A police chief inspector threw a paper logbook at a junior officer in an angry exchange, according to testimony from another officer, in a civil case Tuesday.
Constable Cardiff Robinson brought civil proceedings over the alleged incident with Inspector Frank Owens, which took place more than six years ago. The constable also claims Mr. Owens acted aggressively toward him, shouting and pointing his finger in his face, in a separate argument in February 2012.
The case opened in August 2016, but was adjourned for 16 months and resumed this week.
Michael “Bobby” Peart, another police constable who was present at the time of the logbook incident, told the court Tuesday he had seen Mr.
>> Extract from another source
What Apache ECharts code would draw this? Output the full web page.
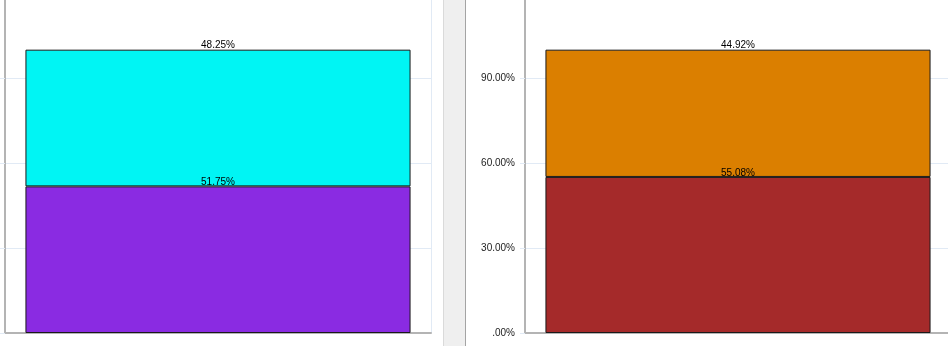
<!DOCTYPE html>
<html>
<head>
<meta charset="utf-8">
<script src="https://cdn.jsdelivr.net/npm/echarts@6/dist/echarts.min.js"></script>
<style>html,body{margin:0;padding:0;background:#fff;}#c{width:948px;height:346px;}</style>
</head>
<body>
<div id="c"></div>
<script>
const categories = ['A'];
const leftBottom = [51.75];
const leftTop = [48.25];
const rightBottom = [55.08];
const rightTop = [44.92];
const yTicks = [0, 30, 60, 90];

const chart = echarts.init(document.getElementById('c'), null, {renderer: 'canvas'});
const gridColor = '#E1EAF5';
function yAxis(gi) {
  return {
    type: 'value', gridIndex: gi, min: 0, max: 120, interval: 30,
    axisLine: {show: true, lineStyle: {color: '#B4B4B4', width: 2}},
    axisTick: {show: true, length: 5, lineStyle: {color: gridColor}},
    splitLine: {show: true, lineStyle: {color: gridColor, width: 1}},
    axisLabel: {
      margin: 10, color: '#222', fontSize: 10, fontFamily: 'Liberation Sans, Arial',
      formatter: v => yTicks.indexOf(v) < 0 ? '' : (v === 0 ? '.00%' : v.toFixed(2) + '%')
    }
  };
}
function xAxis(gi) {
  return {
    type: 'category', gridIndex: gi, data: categories,
    axisLine: {show: true, lineStyle: {color: '#B4B4B4', width: 2}},
    axisTick: {show: false}, axisLabel: {show: false},
    splitLine: {show: true, lineStyle: {color: gridColor, width: 1}}
  };
}
const lbl = {
  show: true, position: 'top', distance: -1, color: '#000', fontSize: 10,
  fontFamily: 'Liberation Sans, Arial', formatter: p => p.value.toFixed(2) + '%'
};
function bar(gi, stack, data, color) {
  return {
    type: 'bar', xAxisIndex: gi, yAxisIndex: gi, stack: stack, data: data,
    barCategoryGap: '9.6%', label: lbl,
    itemStyle: {color: color, borderColor: '#1a1a1a', borderWidth: 1}
  };
}
chart.setOption({
  animation: false,
  grid: [
    {left: 5, width: 426, top: -7, bottom: 13, containLabel: false, outerBoundsMode: 'none'},
    {left: 525, width: 426, top: -7, bottom: 13, containLabel: false, outerBoundsMode: 'none'}
  ],
  xAxis: [xAxis(0), xAxis(1)],
  yAxis: [yAxis(0), yAxis(1)],
  series: [
    bar(0, 'l', leftBottom, '#8A2BE2'),
    bar(0, 'l', leftTop, '#00F5F4'),
    bar(1, 'r', rightBottom, '#A52A2A'),
    bar(1, 'r', rightTop, '#DB7F00')
  ],
  graphic: [
    {type: 'rect', shape: {x: 443, y: 0, width: 22, height: 346}, style: {fill: '#EFEFEF'}, z: 100},
    {type: 'line', shape: {x1: 443.5, y1: 0, x2: 443.5, y2: 346}, style: {stroke: '#DADADA', lineWidth: 1}, z: 101},
    {type: 'line', shape: {x1: 465.5, y1: 0, x2: 465.5, y2: 346}, style: {stroke: '#A4A4A4', lineWidth: 1}, z: 101}
  ]
});
</script>
</body>
</html>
Owens fling the book at Mr. Robinson. He said the book hit the officer in the face and then landed on his lap.
“I could see the anger in his [Mr. Owens’] face. His color changed. I was really frightened,” Mr. Peart claimed.
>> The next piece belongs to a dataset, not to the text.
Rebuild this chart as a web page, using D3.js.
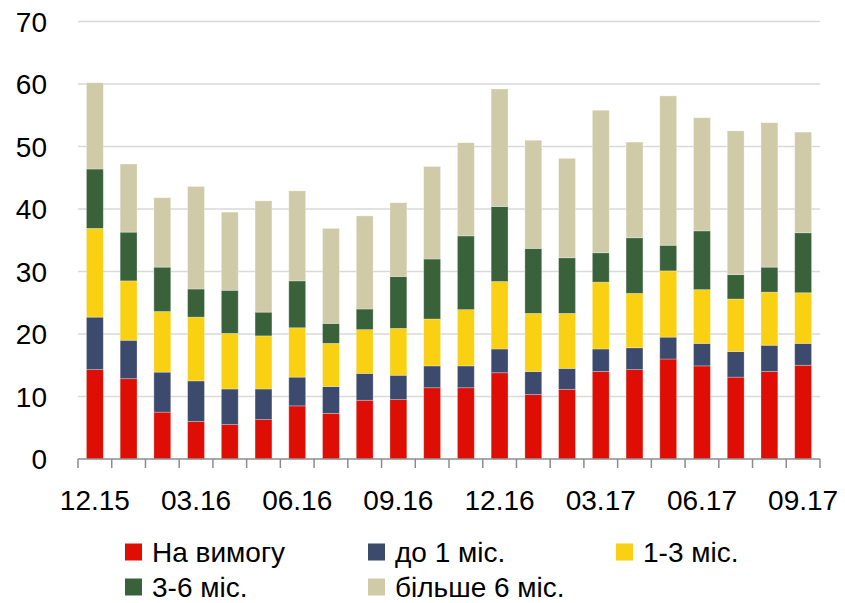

He said Mr. Robinson was stung by the incident and had tears in his eyes.
The exchange is alleged to have occurred in July 2011, when Mr. Owens was remonstrating with both officers about filling in the logbooks for use of police vehicles.
Mr. Peart confirmed the officers had complained to senior management about Mr. Owens’ handling of the incident.
He said he was surprised by the incident as it was out of character.
“Inspector Owens is a very nice individual. He is not the type of person who would come and shout. He looked out for his officers,” he said.
Mr. Robinson alleges that the chief inspector assaulted him twice as part of a pattern of bullying and abuse. He gave evidence in August 2016, when the first part of the case was heard, claiming Mr. Owens shouted at him aggressively on another occasion, jabbing him with his finger and showering him in spittle.
At that hearing, Mr. Owens denied throwing the book, saying he had no recollection of that incident at all. He acknowledged shouting at Mr. Robinson on the second occasion but said he was simply admonishing the officer in a “firm but fair” manner over a minor performance issue.
“If a senior police officer faces investigation every time he admonishes an officer for performance issues, that would seriously undermine the effectiveness of the Royal Cayman Islands Police Service,” he added.
Mr. Robinson said he had made a criminal complaint about the incident and claimed the Department of Public Prosecutions had ruled that an offense of assault had taken place but decided not to proceed with the matter, recommending that it be dealt with internally.
The officer said he had tried to follow internal complaint procedures, but the process left him feeling frustrated and victimized.
He said he had brought the civil case as a way of getting justice.
The hearing was adjourned Tuesday for counsel to make final written submissions.